The 2018 Toyota Corolla continues to be practical with a large trunk, 60/40 fold-down rear seats, and room for 4 and 3/4 adults. The cabin and seats are comfortable enough, and the road noise is hushed over past generations but not as quiet as some competitors.
You can enjoy the standard Bluetooth and Entune Audio or upgrade to Entune Audio Plus. Entune Audio Plus adds navigation (Scout GPS Link App). The Entune Premium Audio offers Integrated Navigation and App Suite, while both the Entune Audio Plus and Entune Premium Audio systems garner a 7-inch touchscreen. There is still no Apple CarPlay available on this model.
None of this sounds very “sexy,” however, safety, reliability, economy, and venerable transportation can seem like a favorite pair of jeans- and that can be the best kind of romance there is in your life.
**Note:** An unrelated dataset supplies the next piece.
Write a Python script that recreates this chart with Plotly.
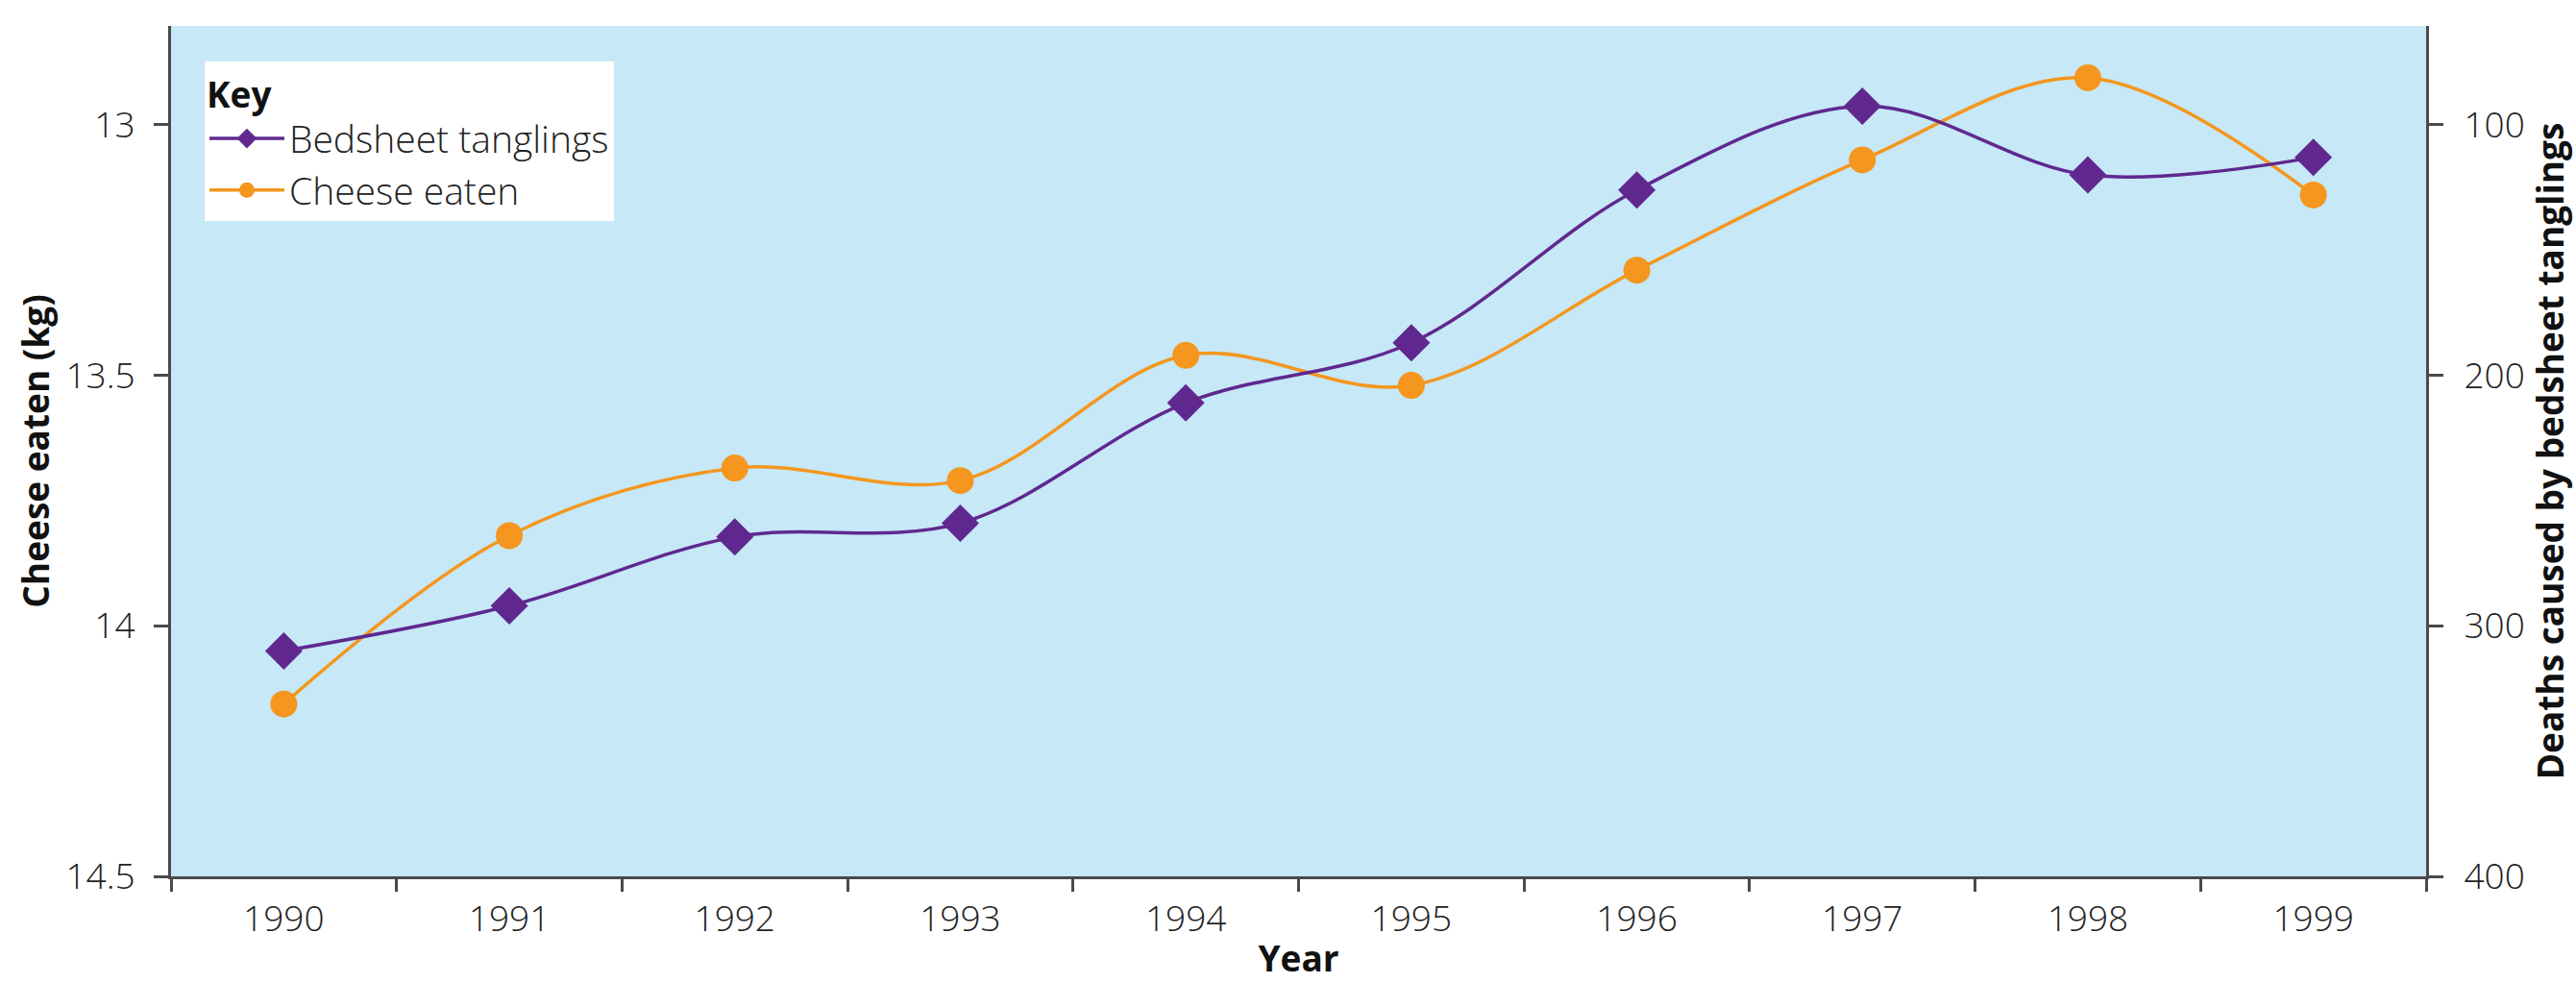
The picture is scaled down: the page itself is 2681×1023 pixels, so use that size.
import plotly.graph_objects as go

years = ["1990", "1991", "1992", "1993", "1994", "1995", "1996", "1997", "1998", "1999"]
cheese_kg = [14.156, 13.82, 13.685, 13.71, 13.46, 13.52, 13.29, 13.07, 12.906, 13.14]
bedsheet_deaths = [310, 292, 264.5, 259, 211, 187, 126, 92.5, 120, 113]

left_ticks = [13, 13.5, 14, 14.5]
right_ticks = [100, 200, 300, 400]

PURPLE = "#60288F"
ORANGE = "#F5961E"
AXIS = "#4a4a4a"
FONT = "Open Sans"

fig = go.Figure()
fig.add_trace(go.Scatter(
    x=years, y=bedsheet_deaths, name="Bedsheet tanglings", yaxis="y2",
    mode="lines+markers",
    line=dict(color=PURPLE, width=3.5, shape="spline", smoothing=1.0),
    marker=dict(symbol="diamond", size=30, color=PURPLE, line=dict(width=0)),
))
fig.add_trace(go.Scatter(
    x=years, y=cheese_kg, name="Cheese eaten", yaxis="y",
    mode="lines+markers",
    line=dict(color=ORANGE, width=3.5, shape="spline", smoothing=1.0),
    marker=dict(symbol="circle", size=28, color=ORANGE, line=dict(width=0)),
))

tickfont = dict(family=FONT, size=37, color="#222", weight=300)
titlefont = dict(family=FONT, size=37, color="#111", weight="bold")

fig.update_layout(
    width=2681, height=1023,
    margin=dict(l=178, r=156, t=27, b=111, pad=0),
    paper_bgcolor="white",
    plot_bgcolor="#C6E8F7",
    font=dict(family=FONT, size=37, color="#222"),
    showlegend=True,
    legend=dict(
        x=0.0149, y=0.958, xanchor="left", yanchor="top",
        bgcolor="white", borderwidth=0,
        font=dict(family=FONT, size=39, color="#222", weight=300),
        title=dict(text="Key", font=dict(family=FONT, size=37, color="#111", weight="bold")),
        itemwidth=78, tracegroupgap=0, itemsizing="trace",
    ),
    xaxis=dict(
        type="category", tickson="boundaries", ticks="outside", ticklen=13, tickwidth=3,
        tickcolor=AXIS, showline=True, linecolor=AXIS, linewidth=3, showgrid=False,
        zeroline=False, tickfont=tickfont, range=[-0.5, 9.5], ticklabelstandoff=10,
        title=dict(text="Year", font=titlefont, standoff=6),
    ),
    yaxis=dict(
        range=[14.5, 12.8025], tickvals=left_ticks, ticktext=[f"{v:g}" for v in left_ticks],
        ticks="outside", ticklen=15, tickwidth=3, tickcolor=AXIS,
        showline=True, linecolor=AXIS, linewidth=3, showgrid=False, zeroline=False,
        tickfont=tickfont, ticklabelstandoff=12,
        title=dict(text="Cheese eaten (kg)", font=titlefont, standoff=6),
    ),
    yaxis2=dict(
        overlaying="y", side="right",
        range=[400, 60.5], tickvals=right_ticks, ticktext=[str(v) for v in right_ticks],
        ticks="outside", ticklen=15, tickwidth=3, tickcolor=AXIS,
        showline=True, linecolor=AXIS, linewidth=3, showgrid=False, zeroline=False,
        tickfont=tickfont, ticklabelstandoff=14,
        title=dict(text="Deaths caused by bedsheet tanglings", font=titlefont, standoff=14),
    ),
)

fig.write_html("out.html")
Toyota has made an effort to attract new consumers with a wide range of models, including L, LE, LE Eco, XLE, SE, and XSE grades. Corolla does gain a more modern look with Bi-LED headlamps on the L, LE, and LE Eco grades, and Multi-LED headlamps standard on SE, XSE, and XLE grades. The SE and XSE get standard 17-inch alloy wheels.
Toyota Corolla has been a successful vehicle for more than three decades and continues to sell well, in spite of the spike in small SUV sales. The controls are simple, and the touch screen is easy to reach, even for short drivers. The 2018 Toyota Corolla remains a strong choice for a reliable and economical 4 or 5-door sub-compact.